::: DATA IN THIS EXERCISE :::

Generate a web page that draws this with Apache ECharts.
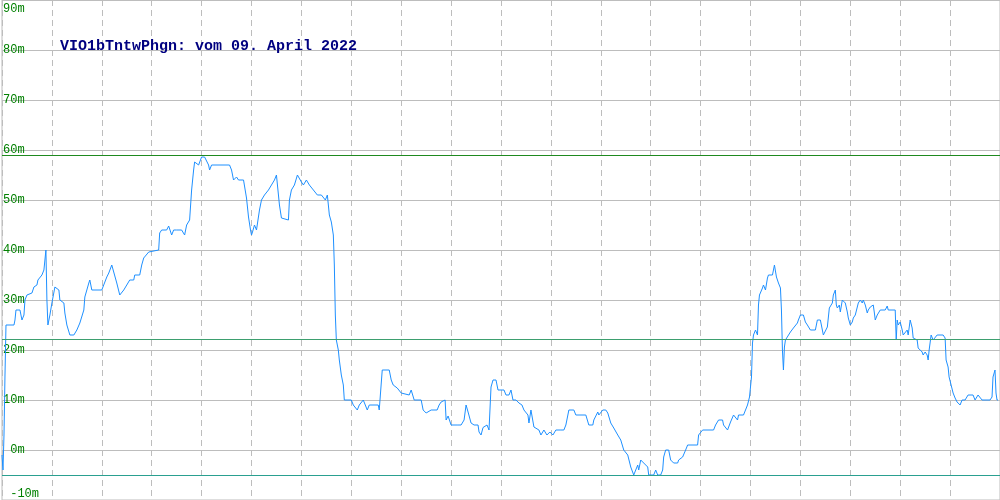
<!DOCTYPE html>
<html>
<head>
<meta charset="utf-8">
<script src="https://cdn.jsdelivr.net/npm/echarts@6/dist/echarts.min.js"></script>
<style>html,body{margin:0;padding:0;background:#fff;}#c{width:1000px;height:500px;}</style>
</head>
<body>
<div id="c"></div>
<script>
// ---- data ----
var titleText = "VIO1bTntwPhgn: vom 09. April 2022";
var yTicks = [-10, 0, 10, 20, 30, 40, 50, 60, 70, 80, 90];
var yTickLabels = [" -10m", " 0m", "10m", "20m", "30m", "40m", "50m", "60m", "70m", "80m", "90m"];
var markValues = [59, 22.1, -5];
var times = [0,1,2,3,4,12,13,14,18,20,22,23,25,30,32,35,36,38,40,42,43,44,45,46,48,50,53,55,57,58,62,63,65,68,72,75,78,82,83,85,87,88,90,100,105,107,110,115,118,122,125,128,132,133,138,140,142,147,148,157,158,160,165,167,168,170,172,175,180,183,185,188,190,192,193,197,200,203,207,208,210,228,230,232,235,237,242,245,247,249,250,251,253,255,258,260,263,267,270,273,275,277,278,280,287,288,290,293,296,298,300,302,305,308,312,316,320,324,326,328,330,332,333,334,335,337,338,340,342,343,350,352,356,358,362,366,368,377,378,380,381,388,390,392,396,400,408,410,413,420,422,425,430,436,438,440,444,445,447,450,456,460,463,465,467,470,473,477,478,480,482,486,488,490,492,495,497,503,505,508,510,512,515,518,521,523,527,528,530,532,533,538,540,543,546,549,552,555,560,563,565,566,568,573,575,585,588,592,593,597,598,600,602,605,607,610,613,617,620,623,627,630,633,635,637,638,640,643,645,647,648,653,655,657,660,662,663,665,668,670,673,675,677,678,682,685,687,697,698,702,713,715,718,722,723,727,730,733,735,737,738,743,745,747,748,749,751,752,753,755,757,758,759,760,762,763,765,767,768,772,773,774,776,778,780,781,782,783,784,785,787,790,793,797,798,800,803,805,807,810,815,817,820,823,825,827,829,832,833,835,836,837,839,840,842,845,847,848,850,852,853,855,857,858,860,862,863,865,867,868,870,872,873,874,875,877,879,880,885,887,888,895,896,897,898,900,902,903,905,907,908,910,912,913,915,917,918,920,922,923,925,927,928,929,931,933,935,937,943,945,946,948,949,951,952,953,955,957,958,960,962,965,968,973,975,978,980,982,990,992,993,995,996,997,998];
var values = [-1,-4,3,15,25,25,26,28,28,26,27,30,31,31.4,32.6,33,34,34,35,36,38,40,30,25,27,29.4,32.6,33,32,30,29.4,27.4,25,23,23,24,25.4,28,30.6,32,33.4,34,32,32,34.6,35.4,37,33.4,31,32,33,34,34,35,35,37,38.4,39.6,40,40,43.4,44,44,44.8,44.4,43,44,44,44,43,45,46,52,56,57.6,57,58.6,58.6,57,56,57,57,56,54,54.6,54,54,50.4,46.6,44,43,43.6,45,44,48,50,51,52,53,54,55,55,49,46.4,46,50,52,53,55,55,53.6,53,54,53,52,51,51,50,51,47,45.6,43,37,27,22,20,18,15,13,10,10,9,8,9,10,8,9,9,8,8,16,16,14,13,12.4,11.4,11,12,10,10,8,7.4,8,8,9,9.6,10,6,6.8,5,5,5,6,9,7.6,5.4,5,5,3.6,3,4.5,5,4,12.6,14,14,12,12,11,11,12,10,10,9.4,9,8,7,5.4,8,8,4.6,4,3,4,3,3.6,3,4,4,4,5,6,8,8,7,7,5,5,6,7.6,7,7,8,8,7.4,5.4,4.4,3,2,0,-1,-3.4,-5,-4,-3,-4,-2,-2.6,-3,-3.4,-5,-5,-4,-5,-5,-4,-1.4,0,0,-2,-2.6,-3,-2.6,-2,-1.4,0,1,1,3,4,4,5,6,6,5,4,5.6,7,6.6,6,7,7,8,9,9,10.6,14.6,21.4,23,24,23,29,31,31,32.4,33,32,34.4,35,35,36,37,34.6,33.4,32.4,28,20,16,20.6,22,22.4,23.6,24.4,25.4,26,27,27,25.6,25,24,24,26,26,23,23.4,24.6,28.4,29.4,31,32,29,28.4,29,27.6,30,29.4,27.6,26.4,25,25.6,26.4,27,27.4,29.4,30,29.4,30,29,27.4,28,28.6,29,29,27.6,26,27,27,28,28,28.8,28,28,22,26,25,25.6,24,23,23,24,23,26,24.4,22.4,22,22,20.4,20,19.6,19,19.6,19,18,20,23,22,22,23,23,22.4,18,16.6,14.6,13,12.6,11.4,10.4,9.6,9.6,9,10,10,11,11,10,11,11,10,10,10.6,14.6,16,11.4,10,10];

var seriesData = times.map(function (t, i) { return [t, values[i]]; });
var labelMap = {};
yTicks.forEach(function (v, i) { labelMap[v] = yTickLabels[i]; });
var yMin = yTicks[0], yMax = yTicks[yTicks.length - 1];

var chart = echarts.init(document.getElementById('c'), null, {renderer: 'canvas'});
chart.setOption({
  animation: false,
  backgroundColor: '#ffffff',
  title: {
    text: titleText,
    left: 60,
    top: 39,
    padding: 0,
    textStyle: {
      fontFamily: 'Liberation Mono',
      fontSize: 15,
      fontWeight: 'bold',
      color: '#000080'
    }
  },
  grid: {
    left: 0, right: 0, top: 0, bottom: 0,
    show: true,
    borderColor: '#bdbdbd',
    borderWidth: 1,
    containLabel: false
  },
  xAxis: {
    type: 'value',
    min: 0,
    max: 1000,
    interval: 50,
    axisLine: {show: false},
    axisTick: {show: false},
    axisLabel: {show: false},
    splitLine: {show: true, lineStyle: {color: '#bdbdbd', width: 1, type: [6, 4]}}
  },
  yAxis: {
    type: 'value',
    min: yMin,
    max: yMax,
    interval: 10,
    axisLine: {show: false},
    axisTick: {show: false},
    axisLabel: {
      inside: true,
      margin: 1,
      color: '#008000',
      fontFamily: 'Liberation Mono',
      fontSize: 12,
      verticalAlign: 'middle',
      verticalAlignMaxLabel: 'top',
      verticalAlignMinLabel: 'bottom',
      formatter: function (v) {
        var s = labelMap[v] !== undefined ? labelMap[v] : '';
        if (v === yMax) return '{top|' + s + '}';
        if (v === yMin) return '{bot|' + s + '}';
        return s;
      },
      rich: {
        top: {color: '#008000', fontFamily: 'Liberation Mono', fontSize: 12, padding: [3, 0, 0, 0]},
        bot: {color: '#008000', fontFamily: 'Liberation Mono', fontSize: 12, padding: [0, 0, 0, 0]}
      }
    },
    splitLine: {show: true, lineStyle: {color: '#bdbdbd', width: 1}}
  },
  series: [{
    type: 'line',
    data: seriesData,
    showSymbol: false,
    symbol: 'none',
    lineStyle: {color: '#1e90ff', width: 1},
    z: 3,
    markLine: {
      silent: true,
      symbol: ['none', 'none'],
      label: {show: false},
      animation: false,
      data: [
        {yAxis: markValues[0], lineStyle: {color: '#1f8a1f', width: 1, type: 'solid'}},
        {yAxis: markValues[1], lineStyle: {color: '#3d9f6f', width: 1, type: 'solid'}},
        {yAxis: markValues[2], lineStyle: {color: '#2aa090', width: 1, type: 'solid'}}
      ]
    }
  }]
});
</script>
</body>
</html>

:::
::: DATA IN THIS EXERCISE :::

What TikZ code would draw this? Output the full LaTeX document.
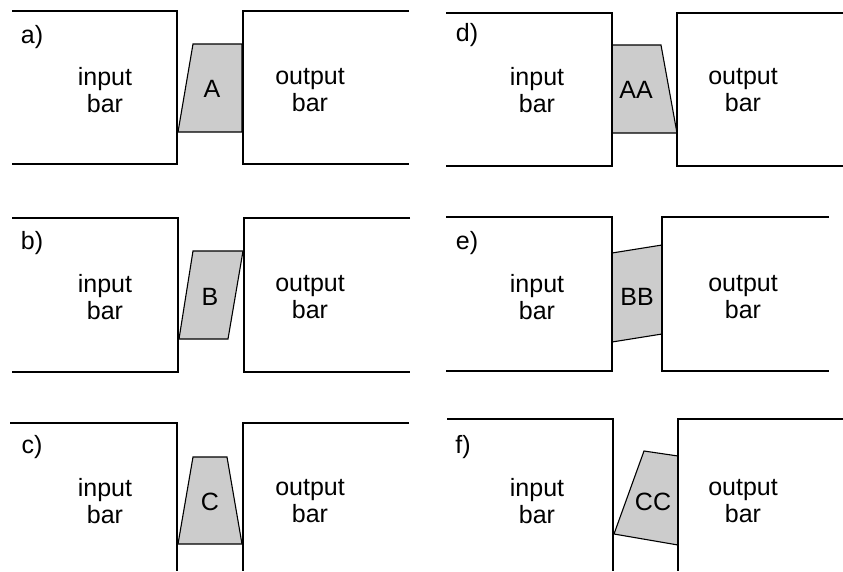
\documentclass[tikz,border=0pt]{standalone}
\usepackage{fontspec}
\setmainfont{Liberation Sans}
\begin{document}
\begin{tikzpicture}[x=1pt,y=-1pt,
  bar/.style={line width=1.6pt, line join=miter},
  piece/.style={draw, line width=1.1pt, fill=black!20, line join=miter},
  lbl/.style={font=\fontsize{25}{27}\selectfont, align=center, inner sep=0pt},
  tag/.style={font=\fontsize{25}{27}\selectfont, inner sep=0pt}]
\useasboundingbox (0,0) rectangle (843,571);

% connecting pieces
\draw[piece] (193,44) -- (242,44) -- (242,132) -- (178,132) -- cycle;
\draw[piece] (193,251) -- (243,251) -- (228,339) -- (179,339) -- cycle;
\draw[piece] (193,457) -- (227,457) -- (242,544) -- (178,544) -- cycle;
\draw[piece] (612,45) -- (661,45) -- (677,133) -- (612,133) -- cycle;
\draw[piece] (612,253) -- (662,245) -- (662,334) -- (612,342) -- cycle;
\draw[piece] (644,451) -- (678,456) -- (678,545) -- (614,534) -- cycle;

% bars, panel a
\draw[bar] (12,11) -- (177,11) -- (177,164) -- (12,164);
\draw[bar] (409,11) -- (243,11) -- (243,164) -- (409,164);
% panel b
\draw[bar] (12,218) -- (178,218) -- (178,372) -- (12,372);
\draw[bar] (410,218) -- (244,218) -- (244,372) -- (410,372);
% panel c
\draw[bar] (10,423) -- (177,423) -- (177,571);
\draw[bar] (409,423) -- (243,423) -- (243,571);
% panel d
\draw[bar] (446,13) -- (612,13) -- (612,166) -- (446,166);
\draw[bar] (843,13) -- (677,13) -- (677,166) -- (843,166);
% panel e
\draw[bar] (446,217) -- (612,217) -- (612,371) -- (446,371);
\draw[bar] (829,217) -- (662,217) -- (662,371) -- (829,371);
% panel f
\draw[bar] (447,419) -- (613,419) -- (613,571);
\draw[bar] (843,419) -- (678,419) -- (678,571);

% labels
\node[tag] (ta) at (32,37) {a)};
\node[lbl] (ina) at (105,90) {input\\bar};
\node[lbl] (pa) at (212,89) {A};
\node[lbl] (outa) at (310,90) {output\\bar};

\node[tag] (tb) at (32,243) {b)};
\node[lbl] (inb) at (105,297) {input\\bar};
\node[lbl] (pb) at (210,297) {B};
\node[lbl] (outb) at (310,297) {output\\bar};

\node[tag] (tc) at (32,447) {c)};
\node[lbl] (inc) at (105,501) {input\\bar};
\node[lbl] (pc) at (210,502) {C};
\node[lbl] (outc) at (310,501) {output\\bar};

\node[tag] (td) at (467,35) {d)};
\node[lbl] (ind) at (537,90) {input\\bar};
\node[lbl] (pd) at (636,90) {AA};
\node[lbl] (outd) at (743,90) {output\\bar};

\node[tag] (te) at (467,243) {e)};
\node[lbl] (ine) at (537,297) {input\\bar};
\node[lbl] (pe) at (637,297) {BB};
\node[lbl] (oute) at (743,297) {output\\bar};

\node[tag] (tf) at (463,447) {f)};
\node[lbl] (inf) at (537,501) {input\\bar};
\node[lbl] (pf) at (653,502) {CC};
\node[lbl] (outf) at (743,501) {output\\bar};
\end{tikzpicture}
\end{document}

:::

#### [PROBLEM DESCRIPTION]
Only the lines from the one with "What TikZ code" through the one with "(614,534) -- cycle;" belong in your copy; retype them exactly and drop any pictures.

#### [EXERCISE RESPONSE]
What TikZ code would draw this? Output the full LaTeX document.
\documentclass[tikz,border=0pt]{standalone}
\usepackage{fontspec}
\setmainfont{Liberation Sans}
\begin{document}
\begin{tikzpicture}[x=1pt,y=-1pt,
  bar/.style={line width=1.6pt, line join=miter},
  piece/.style={draw, line width=1.1pt, fill=black!20, line join=miter},
  lbl/.style={font=\fontsize{25}{27}\selectfont, align=center, inner sep=0pt},
  tag/.style={font=\fontsize{25}{27}\selectfont, inner sep=0pt}]
\useasboundingbox (0,0) rectangle (843,571);

% connecting pieces
\draw[piece] (193,44) -- (242,44) -- (242,132) -- (178,132) -- cycle;
\draw[piece] (193,251) -- (243,251) -- (228,339) -- (179,339) -- cycle;
\draw[piece] (193,457) -- (227,457) -- (242,544) -- (178,544) -- cycle;
\draw[piece] (612,45) -- (661,45) -- (677,133) -- (612,133) -- cycle;
\draw[piece] (612,253) -- (662,245) -- (662,334) -- (612,342) -- cycle;
\draw[piece] (644,451) -- (678,456) -- (678,545) -- (614,534) -- cycle;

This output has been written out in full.